R = Resistance (ohm)

XL = Inductance Reactance(ohm)

where Z=the square root of (R^2+XL^2)

The total impedance is not simply the algebraic sum of resistance and inductive reactance. Since the inductive reactance is 90 degrees out of phase with the resistance and, therefore, their maximum values occur at different times, vector addition must be used to calculate impedance.

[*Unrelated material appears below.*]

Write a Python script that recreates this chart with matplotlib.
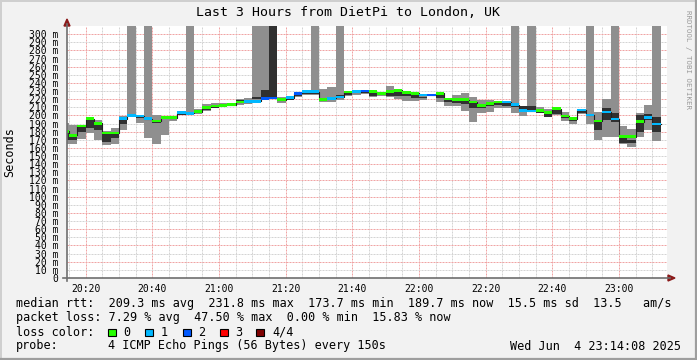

and to calculate inductive reactance you need to know the inductive force of the driver in Henry's and the frequency at which you are trying to measure

then you use the formula XL=2(pi)fL

where XL= Inductive Reactance (ohm)

pi=exact number, which is about 3.1416 (constant)

f=frequency

L= inductance in Henry's

so in answer to the OP's question... unless you have a program that will calculate it for you... u might want to let the big dogs handle it.//content.invisioncic.com/y282845/emoticons/wink.gif.608e3ea05f1a9f98611af0861652f8fb.gif

While all of that is true, the fact remains that the peak and RMS current are still proportional to the peak and RMS voltage according to Ohm's law. The driver inductance simply delays the actual flow of the current. The current through the coil is what actually does the work of moving the cone. If the phase relation really mattered, you would have 4 points of zero power applied to the driver (2 points of zero voltage and 2 points of zero current) per sine cycle. Since this isn't the case, it really becomes fairly simple to plot impedance using a clamp meter (or shunt resistor) to measure current and a voltmeter to measure voltage. Do the Ohm's law algebra and you do get the impedance of the driver at that freq. Take multiple measurements at different freqs and plot the results for an impedance graph.

Imacomputer-the width and relative amplitude of the impedance spike of a driver in a sealed box app is defined by the system Q of the driver and enclosure. Same as Qts is determined by plotting the impedance curve of the driver in free-air and doing the math.